MI: I got on social media for the first time and connected to a lot of music people. Around the same time, one of us found someone to put our record out. When things opened up and I was back in New York, I already had a new bunch of musicians I wanted to do shows with. We hit the ground running. Even so, Zopa's first show was in 2006, six or seven years before the hiatus, and it was not easy to get people to come. Even during the time I was on The Sopranos and after—even if you're known as an actor or whatever celebrity—it was not easy to get people to go to shows. We were playing shows like Mercury Lounge, Cake Shop, and Knitting Factory. We did Arlene's, that's still there. Cake Shop was a fun venue. I saw some good shows there too. I saw Bush Tetras; I saw A Place to Bury Strangers.
JC: I played a few of my first shows there, until they became very strict about being under 21. That was when I was 13, so all of a sudden all the shows I had to book were on Saturday afternoons, and everyone had to pay 14 dollars to get sodas. What was the decision to finally get on social media?

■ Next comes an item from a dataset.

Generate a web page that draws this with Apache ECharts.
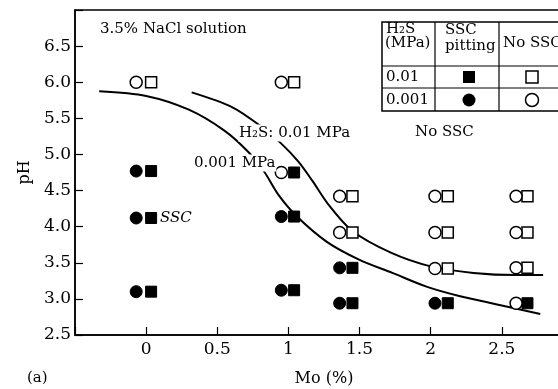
<!DOCTYPE html>
<html><head><meta charset="utf-8">
<script src="https://cdn.jsdelivr.net/npm/echarts@6/dist/echarts.min.js"></script>
<style>html,body{margin:0;padding:0;background:#fff}#c{width:558px;height:389px}</style>
</head><body><div id="c"></div>
<script>
// ---- data (Mo %, pH) ----
const xTickLabels = ['0','0.5','1','1.5','2','2.5'];
const yTickLabels = ['2.5','3.0','3.5','4.0','4.5','5.0','5.5','6.0','6.5'];
// H2S 0.01 MPa (squares)
const sq01_ssc = [[0.035,4.77],[0.035,4.12],[0.035,3.10],[1.04,4.75],[1.04,4.14],[1.04,3.12],[1.45,3.43],[1.45,2.94],[2.12,2.94],[2.68,2.94]];
const sq01_noSsc = [[0.035,6.0],[1.04,6.0],[1.45,4.42],[1.45,3.92],[2.12,4.42],[2.12,3.92],[2.12,3.42],[2.68,4.42],[2.68,3.92],[2.68,3.43]];
// H2S 0.001 MPa (circles)
const ci001_ssc = [[-0.07,4.77],[-0.07,4.12],[-0.07,3.10],[0.95,4.14],[0.95,3.12],[1.36,3.43],[1.36,2.94],[2.03,2.94]];
const ci001_noSsc = [[-0.07,6.0],[0.95,6.0],[0.95,4.75],[1.36,4.42],[1.36,3.92],[2.03,4.42],[2.03,3.92],[2.03,3.42],[2.6,4.42],[2.6,3.92],[2.6,3.43],[2.6,2.94]];
// boundary curves
const curve01 = [[0.32,5.86],[0.6,5.66],[0.8,5.4],[0.95,5.15],[1.07,4.9],[1.17,4.63],[1.28,4.31],[1.45,3.94],[1.72,3.64],[2.0,3.45],[2.3,3.36],[2.6,3.33],[2.79,3.33]];
const curve001 = [[-0.33,5.875],[0.0,5.81],[0.3,5.62],[0.55,5.33],[0.72,5.03],[0.83,4.76],[0.93,4.44],[1.06,4.14],[1.27,3.79],[1.5,3.54],[1.73,3.36],[1.97,3.17],[2.2,3.04],[2.45,2.93],[2.77,2.79]];

const FONT = 'DejaVu Serif';
const chart = echarts.init(document.getElementById('c'));
const txt = (x, y, text, size, extra) => ({
  type: 'text', x: x, y: y, z: 50,
  style: Object.assign({text: text, font: (extra && extra.italic ? 'italic ' : '') + size + 'px "' + FONT + '"', fill: '#000', align: 'left', verticalAlign: 'middle'}, extra && extra.style || {})
});

chart.setOption({
  animation: false,
  backgroundColor: '#fff',
  grid: {left: 75, width: 498, top: 10, bottom: 54, outerBoundsMode: 'none', containLabel: false, show: true, borderColor: '#000', borderWidth: 1.5, backgroundColor: 'transparent'},
  xAxis: {
    type: 'value', min: -0.5, max: 3.0, interval: 0.5,
    name: 'Mo (%)', nameLocation: 'middle', nameGap: 36,
    nameTextStyle: {fontFamily: FONT, fontSize: 16, color: '#000'},
    axisLine: {onZero: false, lineStyle: {color: '#000', width: 1.5}},
    axisTick: {inside: true, length: 8, lineStyle: {color: '#000', width: 1.2}},
    axisLabel: {margin: 6, fontFamily: FONT, fontSize: 17, color: '#000',
      formatter: v => { const i = Math.round(v / 0.5); return (i >= 0 && i < xTickLabels.length) ? xTickLabels[i] : ''; }},
    splitLine: {show: false}
  },
  yAxis: {
    type: 'value', min: 2.5, max: 7.0, interval: 0.5,
    name: 'pH', nameLocation: 'middle', nameGap: 38, nameRotate: 90,
    nameTextStyle: {fontFamily: FONT, fontSize: 16, color: '#000'},
    axisLine: {onZero: false, lineStyle: {color: '#000', width: 1.5}},
    axisTick: {inside: true, length: 8, lineStyle: {color: '#000', width: 1.2}},
    axisLabel: {margin: 4, fontFamily: FONT, fontSize: 17, color: '#000',
      formatter: v => { const i = Math.round((v - 2.5) / 0.5); return (i >= 0 && i < yTickLabels.length) ? yTickLabels[i] : ''; }},
    splitLine: {show: false}
  },
  series: [
    {type: 'line', data: curve01, smooth: 0.3, showSymbol: false, lineStyle: {color: '#000', width: 2}, z: 2, silent: true},
    {type: 'line', data: curve001, smooth: 0.3, showSymbol: false, lineStyle: {color: '#000', width: 2}, z: 2, silent: true},
    {type: 'scatter', data: sq01_noSsc, symbol: 'rect', z: 5, symbolSize: 11, itemStyle: {color: '#fff', borderColor: '#000', borderWidth: 1.5, opacity: 1}},
    {type: 'scatter', data: sq01_ssc, symbol: 'rect', z: 5, symbolSize: 11, itemStyle: {color: '#000', borderColor: '#000', borderWidth: 1, opacity: 1}},
    {type: 'scatter', data: ci001_noSsc, symbol: 'circle', z: 5, symbolSize: 12, itemStyle: {color: '#fff', borderColor: '#000', borderWidth: 1.5, opacity: 1}},
    {type: 'scatter', data: ci001_ssc, symbol: 'circle', z: 5, symbolSize: 12, itemStyle: {color: '#000', borderColor: '#000', borderWidth: 1, opacity: 1}}
  ],
  graphic: [
    txt(100, 29, '3.5% NaCl solution', 15),
    txt(238, 133, 'H₂S: 0.01 MPa', 15, {style: {backgroundColor: '#fff', padding: [1, 1]}}),
    txt(193, 163, '0.001 MPa', 15, {style: {backgroundColor: '#fff', padding: [1, 1]}}),
    txt(415, 132, 'No SSC', 15),
    txt(160, 218, 'SSC', 15, {italic: true}),
    txt(27, 378, '(a)', 15),
    // table
    {type: 'rect', z: 40, shape: {x: 382, y: 22, width: 185, height: 89}, style: {fill: '#fff', stroke: '#000', lineWidth: 1.5}},
    {type: 'line', z: 41, shape: {x1: 382, y1: 66, x2: 567, y2: 66}, style: {stroke: '#000', lineWidth: 1.2}},
    {type: 'line', z: 41, shape: {x1: 382, y1: 88, x2: 567, y2: 88}, style: {stroke: '#000', lineWidth: 1}},
    {type: 'line', z: 41, shape: {x1: 435, y1: 22, x2: 435, y2: 111}, style: {stroke: '#000', lineWidth: 1.2}},
    {type: 'line', z: 41, shape: {x1: 499, y1: 22, x2: 499, y2: 111}, style: {stroke: '#000', lineWidth: 1.2}},
    txt(386, 29, 'H₂S', 15),
    txt(385, 43, '(MPa)', 15),
    txt(445, 30, 'SSC', 15),
    txt(445, 46, 'pitting', 15),
    txt(503, 43, 'No SSC', 15),
    txt(386, 77, '0.01', 15),
    txt(386, 100, '0.001', 15),
    {type: 'rect', z: 45, shape: {x: 463, y: 71, width: 12, height: 12}, style: {fill: '#000'}},
    {type: 'rect', z: 45, shape: {x: 526, y: 71, width: 12, height: 12}, style: {fill: '#fff', stroke: '#000', lineWidth: 1.5}},
    {type: 'circle', z: 45, shape: {cx: 469, cy: 100, r: 6.5}, style: {fill: '#000'}},
    {type: 'circle', z: 45, shape: {cx: 532, cy: 100, r: 6.5}, style: {fill: '#fff', stroke: '#000', lineWidth: 1.5}}
  ]
});
</script></body></html>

MI: You know, I was doing The White Lotus, and they had a social media person on staff, and I talked to her about it. When we moved back to New York, I thought, What am I gonna do on a regular basis? And I thought, I'm just going to use social media to promote people that inspire me, other artists, musicians, actors, writers, poets, painters—and Buddhism. Then I made a post about My Bloody Valentine, and it got a lot of attention; and through that I started connecting to more and more music people, musicians, music fans, and venues.
JC: What’s next for Zopa?
MI: We have an album that's done. We put out the first album and this EP that we recorded in 2008 this year.
JC: I want to hear it. Do you feel the same way about your first album as when you were recording it nine years ago?
MI: Well the truth is, when we recorded we didn't really know how to put it out. The cool thing was when it finally did come on and people started listening to it, it sounded like we just made it. Genre-wise, it sounded kind of fresh. When we started playing together again, our sound changed quite a bit and went from New York post-punk into a little bit more shoegaze, a little more psychedelic, a little different town, which has been really fun.
JC: We should do a recording exchange. I’ll send you what I’ve been working on, and you can send me the album.
MI: Yes, let’s do it. I really love it. I'm really, really happy with it.